** start of DATASET EXCERPT **

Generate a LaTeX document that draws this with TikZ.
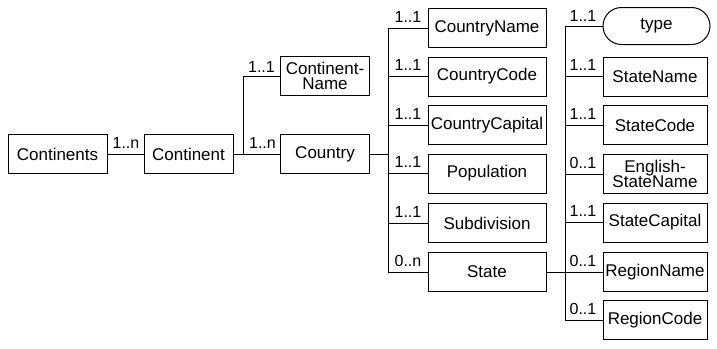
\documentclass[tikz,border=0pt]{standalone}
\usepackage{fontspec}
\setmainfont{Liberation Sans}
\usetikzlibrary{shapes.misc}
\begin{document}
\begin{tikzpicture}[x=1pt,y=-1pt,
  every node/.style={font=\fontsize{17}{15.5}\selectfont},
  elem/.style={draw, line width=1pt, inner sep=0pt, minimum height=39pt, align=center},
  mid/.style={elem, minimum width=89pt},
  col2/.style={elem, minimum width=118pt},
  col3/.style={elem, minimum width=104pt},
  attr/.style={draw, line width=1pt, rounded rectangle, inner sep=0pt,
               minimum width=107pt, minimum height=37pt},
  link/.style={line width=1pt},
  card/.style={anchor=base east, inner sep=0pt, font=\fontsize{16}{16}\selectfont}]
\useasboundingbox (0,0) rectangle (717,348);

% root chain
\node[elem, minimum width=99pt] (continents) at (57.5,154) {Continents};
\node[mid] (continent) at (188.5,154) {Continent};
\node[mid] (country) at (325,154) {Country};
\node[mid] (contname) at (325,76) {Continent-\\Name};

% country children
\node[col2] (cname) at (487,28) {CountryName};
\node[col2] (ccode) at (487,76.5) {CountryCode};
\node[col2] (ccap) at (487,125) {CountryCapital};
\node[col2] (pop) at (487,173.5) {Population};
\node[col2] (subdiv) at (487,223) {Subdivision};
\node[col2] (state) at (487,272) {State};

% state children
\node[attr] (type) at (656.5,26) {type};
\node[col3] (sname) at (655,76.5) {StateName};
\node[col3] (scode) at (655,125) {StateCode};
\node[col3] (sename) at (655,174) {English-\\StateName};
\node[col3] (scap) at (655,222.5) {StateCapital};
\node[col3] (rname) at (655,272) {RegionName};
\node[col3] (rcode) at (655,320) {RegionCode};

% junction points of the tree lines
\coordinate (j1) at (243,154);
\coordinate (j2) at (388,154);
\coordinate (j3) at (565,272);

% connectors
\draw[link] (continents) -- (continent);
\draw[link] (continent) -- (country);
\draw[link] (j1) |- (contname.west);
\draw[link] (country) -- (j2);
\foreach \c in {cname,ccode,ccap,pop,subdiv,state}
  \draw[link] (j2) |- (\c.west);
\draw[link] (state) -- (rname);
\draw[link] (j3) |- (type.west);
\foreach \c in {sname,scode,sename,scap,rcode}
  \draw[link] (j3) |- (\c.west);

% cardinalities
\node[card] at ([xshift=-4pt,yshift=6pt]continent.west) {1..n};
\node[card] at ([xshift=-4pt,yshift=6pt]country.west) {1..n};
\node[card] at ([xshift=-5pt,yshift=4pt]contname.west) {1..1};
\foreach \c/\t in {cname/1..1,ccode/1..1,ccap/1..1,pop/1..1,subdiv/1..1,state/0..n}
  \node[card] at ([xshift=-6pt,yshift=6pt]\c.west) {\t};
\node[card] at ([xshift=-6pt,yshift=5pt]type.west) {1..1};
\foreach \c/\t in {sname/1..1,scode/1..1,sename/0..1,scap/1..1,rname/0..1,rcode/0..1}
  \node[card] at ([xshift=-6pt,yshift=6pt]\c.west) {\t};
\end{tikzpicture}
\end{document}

** end of DATASET EXCERPT **

» **SHORT PROBLEM**:
Repeat the lines exactly as they stand, from the opening line of the data through the line with "(contname) at (325,76)". Pictures stay out of the copy.

» **OUTPUT OF THE TASK**:
Generate a LaTeX document that draws this with TikZ.
\documentclass[tikz,border=0pt]{standalone}
\usepackage{fontspec}
\setmainfont{Liberation Sans}
\usetikzlibrary{shapes.misc}
\begin{document}
\begin{tikzpicture}[x=1pt,y=-1pt,
  every node/.style={font=\fontsize{17}{15.5}\selectfont},
  elem/.style={draw, line width=1pt, inner sep=0pt, minimum height=39pt, align=center},
  mid/.style={elem, minimum width=89pt},
  col2/.style={elem, minimum width=118pt},
  col3/.style={elem, minimum width=104pt},
  attr/.style={draw, line width=1pt, rounded rectangle, inner sep=0pt,
               minimum width=107pt, minimum height=37pt},
  link/.style={line width=1pt},
  card/.style={anchor=base east, inner sep=0pt, font=\fontsize{16}{16}\selectfont}]
\useasboundingbox (0,0) rectangle (717,348);

% root chain
\node[elem, minimum width=99pt] (continents) at (57.5,154) {Continents};
\node[mid] (continent) at (188.5,154) {Continent};
\node[mid] (country) at (325,154) {Country};
\node[mid] (contname) at (325,76) {Continent-\\Name};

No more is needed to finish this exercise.